# Floating jig & maggots



## Ferdinando78 (Mar 28, 2013)

Just picked up float fishing this past spring floating eggs and minnows. I’ve noticed the jig and maggot method has been used throughout the early fall by a fair amount of fisherman out there. Is this a approach that is successful throughout the the winter months? 

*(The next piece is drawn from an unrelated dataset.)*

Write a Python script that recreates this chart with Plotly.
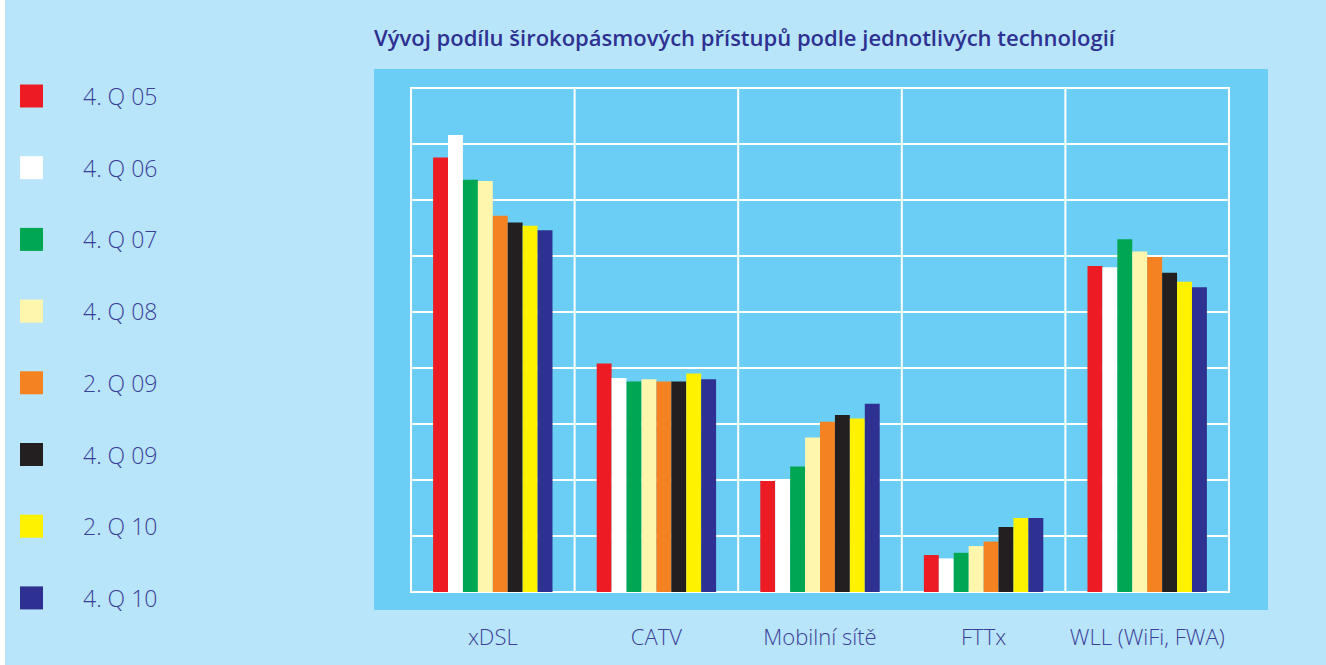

Sent from my iPhone using Tapatalk


----------



## bumpus (Jan 17, 2015)

I used to have luck with it in the rivers come winter, if harbors freeze jigs and maggots are one of my main presentations through the ice


----------



## KTkiff (Jul 30, 2004)

Yes it works all winter.


----------



## Osmerus (Dec 5, 2012)

Yes they work in the fall, winter and spring. One word of advice start tying your own jigs. When i fish jigs in the river i never tip them with bait. When i fish them in the lake i always tip them with bait. The bait does not seem to increase hook ups in the rivers but it does help in the lake.


----------



## kingfisher72 (May 14, 2016)

The colder the water, the better they work. Michigan style (painted/colored tube jig head with no hair. Tipped with a waxworm) works best in my experience. I agree with Osmerus, it is not usually necessary to tip a "hair jig". As the water gets cold, dry eggs (cured salmon/brown trout roe...etc) are less effective. Big wet skein bags and jigsnwax work better and better.


----------